Special Reports

Community comes together to remember slain ranger who was strong in faith, taught by example

The sunset had faded, and Mount Rainier had dimmed out of sight by 5 p.m. Sunday, and people were still walking up from the town to the Eatonville Early Learning Center’s parking lot.

They were coming to honor Margaret Anderson, a Mount Rainier National Park ranger killed on a sunny New Year’s Day morning. She had set up a blockade to stop a motorist who had run a tire chain check point. He shot her, and she died of her wounds, leaving a husband and two daughters, ages 1 and 3.

Sunday evening, police, neighbors, people who had never met her, came to pay their respects at a vigil hosted by the Anderson girls’ day care.

People were drawing close to hear the speakers when Pierce County Sheriff Paul Pastor estimated their number at 150 to 200, with more arriving.

Faith Baptist Church’s Pastor Joe Koehler asked for silence and began the vigil with a prayer.

“Lift up and remember Margaret, and care for her family,” he asked God.

Margaret and Eric Anderson were both park rangers, and he knew them in his capacity as chaplain for Pierce County Fire District 23. They had, he said, spoken of God and risk and duty.

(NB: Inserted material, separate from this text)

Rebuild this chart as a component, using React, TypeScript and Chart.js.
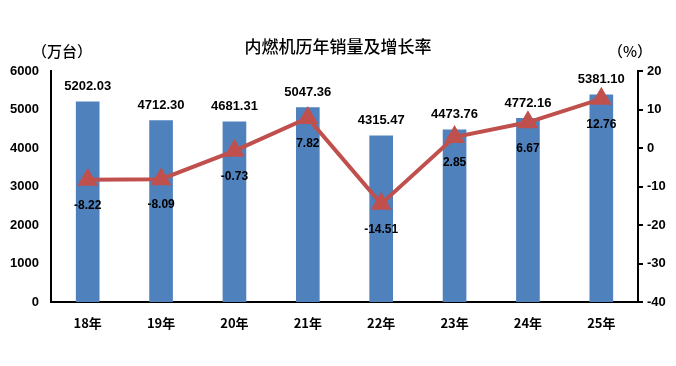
import React, { useEffect, useRef } from "react";
import { Chart, registerables } from "chart.js";

Chart.register(...registerables);

const categories = ["18年", "19年", "20年", "21年", "22年", "23年", "24年", "25年"];
const sales = [5202.03, 4712.3, 4681.31, 5047.36, 4315.47, 4473.76, 4772.16, 5381.1];
const growth = [-8.22, -8.09, -0.73, 7.82, -14.51, 2.85, 6.67, 12.76];
const leftTicks = [0, 1000, 2000, 3000, 4000, 5000, 6000];
const rightTicks = [-40, -30, -20, -10, 0, 10, 20];

const FONT = "'Liberation Sans', 'Noto Sans CJK SC', sans-serif";
const CJK = "'Noto Sans CJK SC', 'Liberation Sans', sans-serif";

const labelsPlugin = {
  id: "customLabels",
  afterDatasetsDraw(chart: any) {
    const ctx = chart.ctx;
    ctx.save();
    ctx.fillStyle = "#000";
    ctx.textAlign = "center";
    ctx.textBaseline = "middle";
    const barMeta = chart.getDatasetMeta(1);
    ctx.font = `bold 13px ${FONT}`;
    barMeta.data.forEach((el: any, i: number) => {
      ctx.fillText(sales[i].toFixed(2), el.x, el.y - 15);
    });
    const lineMeta = chart.getDatasetMeta(0);
    ctx.font = `bold 12px ${FONT}`;
    lineMeta.data.forEach((el: any, i: number) => {
      ctx.fillText(growth[i].toFixed(2), el.x, el.y + 26);
    });
    ctx.font = `500 17px ${CJK}`;
    ctx.fillText("内燃机历年销量及增长率", 338, 47);
    ctx.font = `500 15px ${CJK}`;
    ctx.fillText("（万台）", 62, 51);
    ctx.fillText("（%）", 630, 51);
    ctx.restore();
  },
};

export default function App() {
  const ref = useRef<HTMLCanvasElement>(null);
  useEffect(() => {
    document.body.style.margin = "0";
    const chart = new Chart(ref.current!, {
      data: {
        labels: categories,
        datasets: [
          {
            type: "line",
            data: growth,
            yAxisID: "y1",
            borderColor: "#C0504D",
            backgroundColor: "#C0504D",
            borderWidth: 4,
            pointStyle: "triangle",
            pointRadius: 8,
            pointBackgroundColor: "#C0504D",
            pointBorderColor: "#C0504D",
            order: 0,
          } as any,
          {
            type: "bar",
            data: sales,
            yAxisID: "y",
            backgroundColor: "#4F81BD",
            barThickness: 23,
            order: 1,
          } as any,
        ],
      },
      options: {
        animation: false,
        responsive: false,
        layout: { padding: { top: 71, left: 0, right: 0, bottom: 0 } },
        plugins: { legend: { display: false }, tooltip: { enabled: false } },
        scales: {
          x: {
            grid: { display: false, drawTicks: false },
            border: { color: "#000", width: 2 },
            ticks: { color: "#000", font: { family: CJK, size: 13, weight: "bold" }, padding: 13 },
            afterFit: (s: any) => { s.height = 64; },
          },
          y: {
            position: "left",
            min: 0,
            max: 6000,
            afterBuildTicks: (s: any) => { s.ticks = leftTicks.map((v) => ({ value: v })); },
            grid: { display: false, drawTicks: false },
            border: { color: "#000", width: 2 },
            ticks: { color: "#000", font: { family: FONT, size: 13, weight: "bold" }, padding: 12, callback: (v: any) => String(v) },
            afterFit: (s: any) => { s.width = 51; },
          },
          y1: {
            position: "right",
            min: -40,
            max: 20,
            afterBuildTicks: (s: any) => { s.ticks = rightTicks.map((v) => ({ value: v })); },
            grid: { display: true, drawOnChartArea: false, drawTicks: true, tickLength: 5, color: "#000", lineWidth: 2 },
            border: { color: "#000", width: 2 },
            ticks: { color: "#000", font: { family: FONT, size: 13, weight: "bold" }, padding: 4, callback: (v: any) => String(v) },
            afterFit: (s: any) => { s.width = 38; },
          },
        },
      } as any,
      plugins: [labelsPlugin],
    });
    return () => chart.destroy();
  }, []);
  return (
    <div style={{ width: 676, height: 366, background: "#fff" }}>
      <canvas ref={ref} width={676} height={366} style={{ display: "block" }} />
    </div>
  );
}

Margaret, the daughter of a Lutheran minister, had told him that she had been a person of strong faith since childhood.

“She was a cop because of her faith,” he said. “She was a ranger because of her faith. Because Jesus loved her, she loved others. She was willing to give her life for others... Because she loved The Lord and He protected her, she loved and protected you.”

Now, he said, the Anderson family is grateful for the love and comfort people have shown them.

A score of Eatonville residents signed a remembrance posted in the town hall.

Friends have credited Anderson’s calm professionalism with keeping the shooter from getting farther into the park.

Saturday evening, Deana Simons brought dinner – chicken alfredo, garlic bread and green beans - to the Anderson home, as Eatonville friends have been doing since the shooting. Relatives, clergy and law enforcement colleagues have been keeping watch with, and over Eric Anderson and their two young daughters.

“There have been 25 people taking meals at the house,” Simons said. “Last night, there were only 12.”

Among them were Margaret’s parents, the Rev. Paul and Dorothy Kritsch, of New Jersey. They attended the vigil with their son and daughter-in-law, Peter and Karen Kritsch, and their surviving daughter, Sarah Beylon, all of Wisconsin.

On behalf of the family, Beylon thanked the mourners, and spoke of a sister who had a graceful way of teaching by example and kindness, even with something as mundane as jogging.

Eric Anderson came by briefly, and without introduction, before returning to his daughters.

“I would like to express our thanks for the outpouring of love beyond compare,” he wrote in a statement he asked Koehler to read. “We take comfort in knowing how loved Margaret was.”

That love showed itself in the preparations for the vigil.

Neighbors Dara Zurfluh, Carri Korvanda, Kay Tucker and Kelli Loudin asked to use the school site, and arranged the program. They brought their daughters to help with the candles, the baskets for remembrances, the flowers. Emily Randolph, who brought fellow students from Eatonville High School, sang “Amazing Grace,” and brought some members of the crowd to tears.